# Fisher Metric, Geometric Entanglement and Spin Networks

**Authors:** Goffredo Chirco, Fabio M. Mele, Daniele Oriti, Patrizia Vitale

arXiv: 1703.05231 · 2018-03-07

## TL;DR

This paper introduces an information geometric approach to quantify entanglement in spin network states, linking quantum correlations to geometric properties in quantum gravity.

## Contribution

It develops a Fisher metric-based entanglement measure for spin networks, connecting entanglement with geometric features like surface area in quantum gravity.

## Key findings

- Fisher metric defines an entanglement monotone proportional to surface area.
- Maximally entangled states correspond to geometric surfaces in spin networks.
- Entanglement encodes both local and non-local quantum correlations in spin networks.

## Abstract

Starting from recent results on the geometric formulation of quantum mechanics, we propose a new information geometric characterization of entanglement for spin network states in the context of quantum gravity. For the simple case of a single-link fixed graph (Wilson line), we detail the construction of a Riemannian Fisher metric tensor and a symplectic structure on the graph Hilbert space, showing how these encode the whole information about separability and entanglement. In particular, the Fisher metric defines an entanglement monotone which provides a notion of distance among states in the Hilbert space.
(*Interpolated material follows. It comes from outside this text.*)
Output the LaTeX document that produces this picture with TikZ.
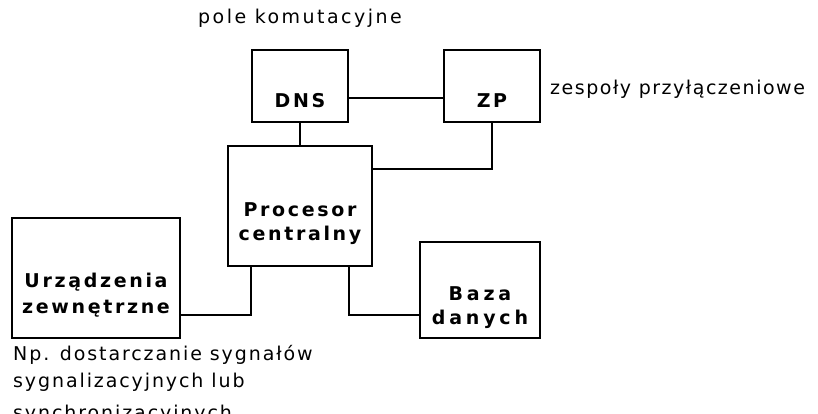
\documentclass[tikz,border=0pt]{standalone}
\usepackage{fontspec}
\setmainfont{DejaVu Sans}
\newfontfamily\notefont{DejaVu Sans}[LetterSpace=10]
\newfontfamily\boxfont{DejaVu Sans}[LetterSpace=14]
\begin{document}
\begin{tikzpicture}[x=1pt,y=-1pt,
  box/.style={draw, line width=1.6pt, inner sep=0pt},
  boxtext/.style={font=\boxfont\bfseries\fontsize{19}{24}\selectfont, align=center, inner sep=0pt, anchor=base},
  note/.style={font=\notefont\fontsize{19}{27}\selectfont, align=left, inner sep=0pt, anchor=base west},
  wire/.style={line width=1.6pt}]
  \useasboundingbox (0,0) rectangle (818,414);

  % switching field blocks
  \node[box, minimum width=96pt, minimum height=72pt] (dns) at (300,86) {};
  \node[box, minimum width=96pt, minimum height=72pt] (zp) at (492,86) {};
  \node[boxtext] (dnst) at (300,108) {DNS};
  \node[boxtext] (zpt) at (492,108) {ZP};

  % central processor (anchor sits on the last baseline)
  \node[box, minimum width=144pt, minimum height=120pt] (proc) at (300,206) {};
  \node[boxtext] (proct) at (300,240) {Procesor\\centralny};

  % peripherals and database
  \node[box, minimum width=168pt, minimum height=120pt] (urz) at (96,278) {};
  \node[boxtext, font=\boxfont\bfseries\fontsize{19}{26}\selectfont] (urzt) at (96,313) {Urządzenia\\zewnętrzne};
  \node[box, minimum width=120pt, minimum height=96pt] (baza) at (480,290) {};
  \node[boxtext, font=\boxfont\bfseries\addfontfeature{LetterSpace=20}\fontsize{19}{24}\selectfont] (bazat) at (480,324) {Baza\\danych};

  % annotations
  \node[note, font=\notefont\addfontfeature{LetterSpace=13}\fontsize{19}{27}\selectfont] (pole) at (198,24) {pole komutacyjne};
  \node[note, font=\notefont\addfontfeature{LetterSpace=8}\fontsize{19}{27}\selectfont] (zesp) at (550,95) {zespoły przyłączeniowe};
  \node[note] (np) at (13,419) {Np. dostarczanie sygnałów\\sygnalizacyjnych lub\\[5pt]synchronizacyjnych};

  % connections
  \draw[wire] ([yshift=-12pt]dns.east) -- ([yshift=-12pt]zp.west);
  \draw[wire] (dns.south) -- (proc.north);
  \draw[wire] (zp.south) |- ([yshift=-24pt]proc.north east);
  \draw[wire] ([xshift=24pt]proc.south west) |- ([yshift=24pt]urz.south east);
  \draw[wire] ([xshift=-24pt]proc.south east) |- ([yshift=24pt]baza.south west);
\end{tikzpicture}
\end{document}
In the maximally entangled gauge-invariant case, the entanglement monotone is proportional to a power of the area of the surface dual to the link thus supporting a connection between entanglement and the (simplicial) geometric properties of spin network states. We further extend such analysis to the study of non-local correlations between two non-adjacent regions of a generic spin network graph characterized by the bipartite unfolding of an Intertwiner state. Our analysis confirms the interpretation of spin network bonds as a result of entanglement and to regard the same spin network graph as an information graph, whose connectivity encodes, both at the local and non-local level, the quantum correlations among its parts. This gives a further connection between entanglement and geometry.